Run the following command to set your API key in your coding environment:

export ROBOFLOW_API_KEY=<your api key>

Then, you will need to set up an Inference server to use the YOLO World HTTP API.

To do this, run:

pip install inference inference-sdk
inference server start

Then, create a new Python file called app.py and add the following code:

import os
import cv2
import supervision as sv

from inference_sdk import InferenceHTTPClient

client = InferenceHTTPClient(
    api_url="http://127.0.0.1:9001",
    api_key=os.environ["ROBOFLOW_API_KEY"]
)

results = client.infer_from_yolo_world(
    inference_input=["https://media.roboflow.com/dog.jpeg"],
    class_names=["person", "backpack", "dog", "eye", "nose", "ear", "tongue"],
    model_version="l",
    confidence=0.1,
)[0]

detections = sv.Detections.from_inference(results)

bounding_box_annotator = sv.BoxAnnotator()
label_annotator = sv.LabelAnnotator()

labels = [classes[class_id] for class_id in detections.class_id]

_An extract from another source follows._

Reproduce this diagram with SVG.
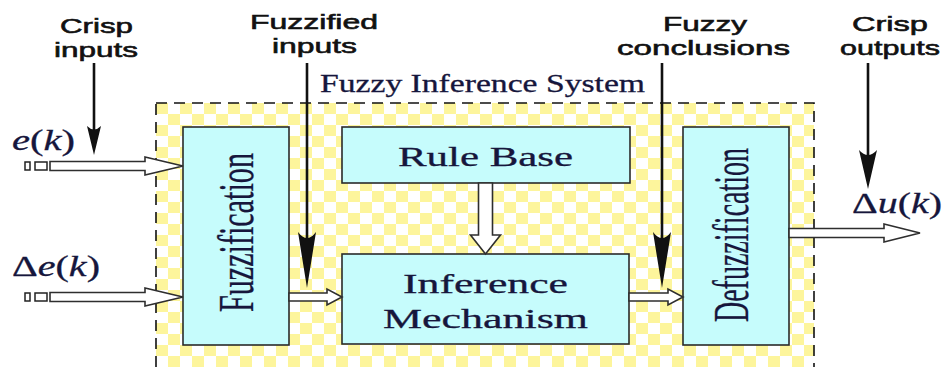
<svg xmlns="http://www.w3.org/2000/svg" width="944" height="367" viewBox="0 0 944 367">
<defs>
<pattern id="chk" x="156" y="103" width="24" height="22" patternUnits="userSpaceOnUse">
<rect width="24" height="22" fill="#ffffff"/>
<rect x="0" y="0" width="12" height="11" fill="#fdf59c"/>
<rect x="12" y="11" width="12" height="11" fill="#fdf59c"/>
</pattern>
<style>
.box{fill:#c6fcfc;stroke:#2a2a2a;stroke-width:1.6}
.lbl{font-family:"Liberation Sans",Arial,sans-serif;font-size:21px;fill:#111;stroke:#111;stroke-width:0.6;text-anchor:start}
.ser{font-family:"Liberation Serif","Times New Roman",serif;fill:#16163c;stroke:#16163c;stroke-width:0.3}
.hol{fill:#ffffff;stroke:#2e2e2e;stroke-width:1.6;stroke-linejoin:miter}
.vline{stroke:#111;stroke-width:2.6;fill:none}
.head{fill:#111;stroke:none}
.sq{fill:#fff;stroke:#222;stroke-width:1.5}
</style>
</defs>
<rect width="944" height="367" fill="#ffffff"/>

<g id="system">
<rect x="156" y="103" width="658" height="275" fill="url(#chk)" stroke="#111" stroke-width="1.6" stroke-dasharray="11 7"/>
<text class="ser" x="320" y="92" font-size="25" textLength="325" lengthAdjust="spacingAndGlyphs">Fuzzy Inference System</text>
</g>

<g id="fuzzification">
<rect class="box" x="183" y="127" width="106" height="218"/>
<text class="ser" transform="translate(253,312) rotate(-90)" x="0" y="0" font-size="50" textLength="159" lengthAdjust="spacingAndGlyphs">Fuzzification</text>
</g>

<g id="rulebase">
<rect class="box" x="342" y="127" width="288" height="56"/>
<text class="ser" x="398" y="166" font-size="27" textLength="175" lengthAdjust="spacingAndGlyphs">Rule Base</text>
</g>

<g id="inference">
<rect class="box" x="342" y="254" width="287" height="90"/>
<text class="ser" x="403" y="293" font-size="27" textLength="165" lengthAdjust="spacingAndGlyphs">Inference</text>
<text class="ser" x="383" y="328" font-size="27" textLength="205" lengthAdjust="spacingAndGlyphs">Mechanism</text>
</g>

<g id="defuzzification">
<rect class="box" x="683" y="127" width="106" height="218"/>
<text class="ser" transform="translate(748,322) rotate(-90)" x="0" y="0" font-size="50" textLength="174" lengthAdjust="spacingAndGlyphs">Defuzzification</text>
</g>

<g id="labels">
<text class="lbl" x="60" y="33" textLength="73" lengthAdjust="spacingAndGlyphs">Crisp</text>
<text class="lbl" x="54" y="57" textLength="84" lengthAdjust="spacingAndGlyphs">inputs</text>
<text class="lbl" x="250" y="29" textLength="128" lengthAdjust="spacingAndGlyphs">Fuzzified</text>
<text class="lbl" x="272" y="53" textLength="85" lengthAdjust="spacingAndGlyphs">inputs</text>
<text class="lbl" x="663" y="31" textLength="84" lengthAdjust="spacingAndGlyphs">Fuzzy</text>
<text class="lbl" x="617" y="55" textLength="173" lengthAdjust="spacingAndGlyphs">conclusions</text>
<text class="lbl" x="852" y="31" textLength="76" lengthAdjust="spacingAndGlyphs">Crisp</text>
<text class="lbl" x="840" y="55" textLength="100" lengthAdjust="spacingAndGlyphs">outputs</text>
<text class="ser" x="12" y="150" font-size="30" textLength="63" lengthAdjust="spacingAndGlyphs"><tspan font-style="italic">e</tspan>(<tspan font-style="italic">k</tspan>)</text>
<text class="ser" x="12" y="276" font-size="30" textLength="88" lengthAdjust="spacingAndGlyphs">Δ<tspan font-style="italic">e</tspan>(<tspan font-style="italic">k</tspan>)</text>
<text class="ser" x="852" y="213" font-size="30" textLength="90" lengthAdjust="spacingAndGlyphs">Δ<tspan font-style="italic">u</tspan>(<tspan font-style="italic">k</tspan>)</text>
</g>

<g id="connectors">
<rect class="sq" x="25" y="162" width="5" height="8"/>
<rect class="sq" x="35" y="162" width="12" height="8"/>
<rect class="sq" x="25" y="293" width="5" height="8"/>
<rect class="sq" x="35" y="293" width="12" height="8"/>
<polygon class="hol" points="50,161.5 145,161.5 145,157 183,166 145,175 145,170.5 50,170.5"/>
<polygon class="hol" points="50,292.5 145,292.5 145,288 183,297 145,306 145,301.5 50,301.5"/>
<polygon class="hol" points="289,293 327,293 327,289 342,297 327,305 327,301 289,301"/>
<polygon class="hol" points="629,293 668,293 668,289 683,297 668,305 668,301 629,301"/>
<polygon class="hol" points="789,228.5 884,228.5 884,224 920,233 884,242 884,237.5 789,237.5"/>
<polygon class="hol" points="478.5,183 492.5,183 492.5,235 500.5,235 485.5,254 470.5,235 478.5,235"/>
<line class="vline" x1="94" y1="63" x2="94" y2="138"/>
<path class="head" d="M94,155 L87,126 Q94,133 101,126 Z"/>
<line class="vline" x1="307" y1="63" x2="307" y2="250"/>
<path class="head" d="M307,288 L298,232 Q307,244 316,232 Z"/>
<line class="vline" x1="662" y1="63" x2="662" y2="250"/>
<path class="head" d="M662,288 L653,232 Q662,244 671,232 Z"/>
<line class="vline" x1="868" y1="63" x2="868" y2="165"/>
<path class="head" d="M868,189 L859,150 Q868,160 877,150 Z"/>
</g>
</svg>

annotated_image = bounding_box_annotator.annotate(
    scene=image, detections=detections
)
annotated_image = label_annotator.annotate(
    scene=annotated_image, detections=detections, labels=labels
)

sv.plot_image(annotated_image)

Info

**Breaking change!** There were versions: `0.9.14` and `0.9.15` where Yolo World was exposed
behind `InferencePipeline.init(...)` initializer that you needed to run with specific combination 
of parameters to alter default behavior of pipeline such that it runs against YoloWorld model. 
We decided to provide an explicit way of running this foundation model in `InferencePipeline` providing
a dedicated init function starting from version `0.9.16`

You can easily run predictions against YoloWorld model using InferencePipeline. There is a custom init method to ease handling that use-case:

# import the InferencePipeline interface
from inference import InferencePipeline
# import a built-in sink called render_boxes (sinks are the logic that happens after inference)
from inference.core.interfaces.stream.sinks import render_boxes

pipeline = InferencePipeline.init_with_yolo_world(
    video_reference="./your_video.mp4",
    classes=["person", "dog", "car", "truck"],
    model_size="s",
    on_prediction=render_boxes,
)
# start the pipeline
pipeline.start()
# wait for the pipeline to finish
pipeline.join()

In this code, we load YOLO-World, run YOLO-World on an image, and annotate the image with the predictions from the model.

Above, replace:

  1. ["person", "backpack", "dog", "eye", "nose", "ear", "tongue"] with the objects you want to detect.
  2. image.jpeg with the path to the image in which you want to detect objects.

Then, run the Python script you have created:

python app.py

The result from YOLO-World will be displayed in a new window.

YOLO-World results

Benchmarking

We ran 100 inferences on an NVIDIA T4 GPU to benchmark the performance of YOLO-World.

YOLO-World ran 100 inferences in 9.18 seconds (0.09 seconds per inference, on average).